The mountains didn’t let me down. They were as beautiful as I had seen in the pictures, even if they were more covered in electric wires and asphalt roads than the images in my head. Admittedly, I only made it to three of them, although I hope to finish off the list when I return in the future. But I also made it up mountains with no particular history, though proving spectacular in their own way. I will always remember cresting a peak near Beijing – I have no idea which one – along the Great Wall just at sunset, seeing the red light bathing the hills nearby in a haze perhaps made all the more otherworldly by the pollution.

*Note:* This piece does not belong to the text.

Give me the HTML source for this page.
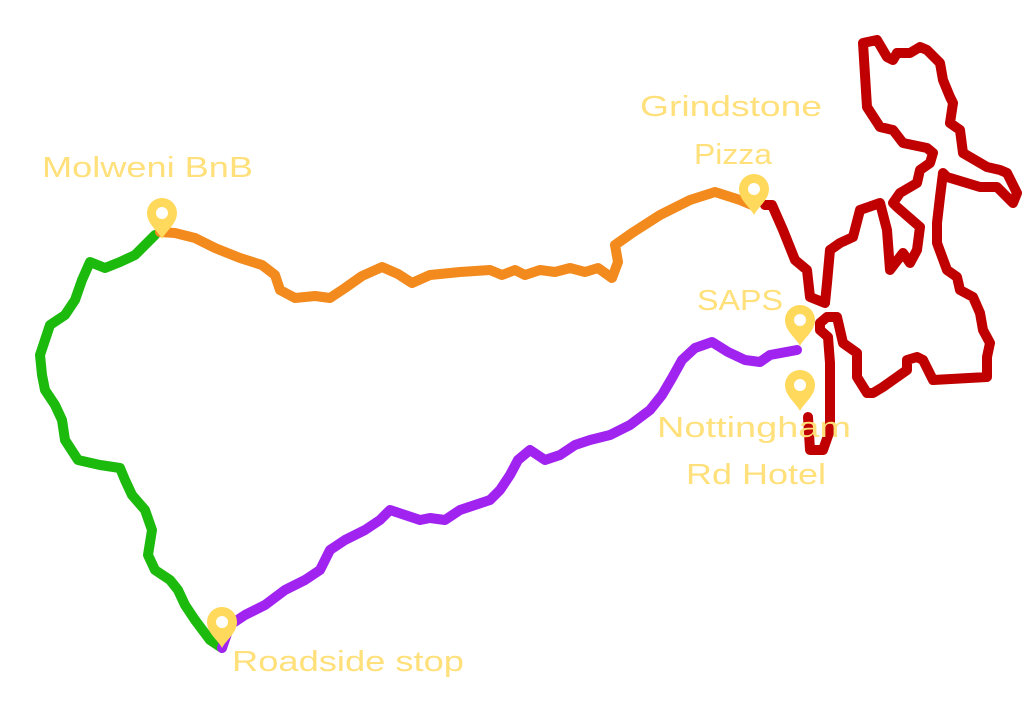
<!DOCTYPE html>
<html><head><meta charset="utf-8"><style>html,body{margin:0;padding:0;background:#fff}svg{display:block}</style></head>
<body>
<svg width="1024" height="726" viewBox="0 0 1024 726" xmlns="http://www.w3.org/2000/svg">
<defs>
<g id="pin"><path d="M0,0 C-4,-8 -15,-15 -15,-26 A15,15 0 1 1 15,-26 C15,-15 4,-8 0,0 Z" fill="#FFD95C"/><circle cx="0" cy="-26" r="6" fill="#fff"/></g>
</defs>
<g fill="none" stroke-width="10" stroke-linecap="round" stroke-linejoin="round">
<polyline stroke="#1DBA0E" points="155,235 145,245 135,255 120,262 105,268 90,262 82,280 75,300 65,315 50,325 45,340 40,355 42,375 45,390 55,405 62,420 65,440 78,460 100,465 120,468 125,480 132,495 145,510 152,530 148,555 155,570 170,580 178,590 185,605 195,620 210,640 222,648"/>
<polyline stroke="#F28A1E" points="160,232 175,233 195,238 215,248 240,258 262,265 275,275 280,290 295,298 315,296 330,298 345,288 362,276 382,267 398,274 412,283 430,275 460,272 490,270 502,275 515,270 525,275 540,270 555,272 570,268 585,272 598,268 612,278 618,262 615,245 632,233 660,215 690,200 715,192 740,200 752,205"/>
<polyline stroke="#A023F0" points="222,648 230,625 245,615 265,605 285,590 305,580 320,570 330,550 345,540 365,530 380,520 390,510 405,515 420,520 430,518 445,520 460,510 475,505 490,500 500,490 510,475 518,460 530,450 545,460 560,455 575,445 590,440 610,435 630,425 650,410 662,395 672,378 682,360 695,348 712,342 728,352 745,360 760,362 770,355 797,350"/>
<polyline stroke="#C00000" points="765,205 772,205 783,230 795,260 807,270 810,297 825,303 827,283 830,250 840,243 853,237 860,210 880,203 887,230 890,270 903,253 910,263 917,250 920,227 897,207 893,203 900,193 917,183 920,170 930,163 933,153 927,148 903,143 893,130 880,127 867,107 863,43 877,40 887,57 893,60 897,53 910,53 920,47 927,50 940,63 943,80 950,97 953,103 950,123 960,130 963,153 987,167 1000,170 1007,173 1017,193 1013,203 1007,197 997,187 980,187 947,177 943,173 940,197 937,223 937,243 947,270 957,277 960,290 973,297 980,313 983,330 990,343 987,357 987,377 933,380 923,360 917,357 907,360 907,370 883,387 873,393 867,393 857,377 857,353 843,343 837,317 827,317 820,323 820,330 828,337 830,363 830,430 823,450 810,450 808,417"/>
</g>
<use href="#pin" x="162" y="239"/>
<use href="#pin" x="754" y="215"/>
<use href="#pin" x="800" y="346"/>
<use href="#pin" x="800" y="411"/>
<use href="#pin" x="222" y="648"/>
<g fill="#FFE07A" font-family="Liberation Sans, sans-serif" font-size="29">
<text x="42" y="177" textLength="211" lengthAdjust="spacingAndGlyphs">Molweni BnB</text>
<text x="640" y="116" textLength="182" lengthAdjust="spacingAndGlyphs">Grindstone</text>
<text x="694" y="164" textLength="78" lengthAdjust="spacingAndGlyphs">Pizza</text>
<text x="697" y="310" textLength="86" lengthAdjust="spacingAndGlyphs">SAPS</text>
<text x="657" y="437" textLength="194" lengthAdjust="spacingAndGlyphs">Nottingham</text>
<text x="686" y="484" textLength="140" lengthAdjust="spacingAndGlyphs">Rd Hotel</text>
<text x="232" y="671" textLength="232" lengthAdjust="spacingAndGlyphs">Roadside stop</text>
</g>
</svg>
</body></html>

My students in Shanghai found the idea almost quaint. They thought of going on these kind of trips as something their parents or grandparents did. They wanted to go to Japan or America or Thailand – mostly, as far as I could tell, to go shopping, not for any great cultural quest. There were exceptions. I persuaded a couple of girls to go with me on a hill trip, and after an exhausting day they proclaimed themselves to be “happy, even though we are so tired!”  

Yet what I found disconcerting about the sacred mountains was that almost nobody seemed to do what I did; start at the bottom and make my way up. I say almost nobody, but that’s unfair; there were dozens doing the same – but thousands taking the easy route, whether that meant driving up themselves, heading up in a tour bus, or even taking a cable car. Surely the point of a sacred mountain is to climb it, not to drive it? It was like doing Spain’s famous Camino de Santiago –the Road of St. James – by motorbike. Most of the tourists seemed to think that huffing and puffing up a few stairs at the top of a mountain was enough to qualify them as having climbed it.  

But I was excited to find that some of the Chinese shared my opinion. On Wutaishan, the most famous of the four, I fell in with a group of Buddhist pilgrims who had traveled from Changsha, in Hunan Province, to make their devotions. The leader of the group, Mr Luo, explained to me his own feelings. “The young people today are soft!” he told me – speaking through his English-speaking 19-year-old granddaughter. “They have everything easy. When I was a child we didn’t even have proper shoes, and we walked to school. So of course when they come to the mountain, they expect it to be easy too. They don’t want to go all the way up on foot; they want to ride to the top as if Buddha himself was lifting them up in his hands.”  

“Going to the top of a mountain by car isn’t proper,” he said, sternly. “When you walk on a religious place, you should go by foot. Our ancestors didn’t have cars, just horses, and even then they would never have thought to ride a horse into a temple. But people today are spoilt. Unless they have everything given to them, they think they are being cheated.”  

His granddaughter, Amy, looked embarrassed. “I don’t think that is fair of him,” she said afterwards. “Lots of people still have hard lives. And all of us worked so hard at school! But it’s true that my classmates don’t like to go to the countryside. They are even afraid of getting a little dirty!”  

Together with Mr Luo’s pilgrimage group, Amy and I sweated our way up that mountain together, though, on a hot weekend – only to find ourselves, at the top, surrounded by people who had driven 90 percent of it. But when we reached the peak, we smiled to ourselves, thinking that however hard a time we had of it, it had made the summit even sweeter. “Now,” said Mr Luo, “We can all have a drink.”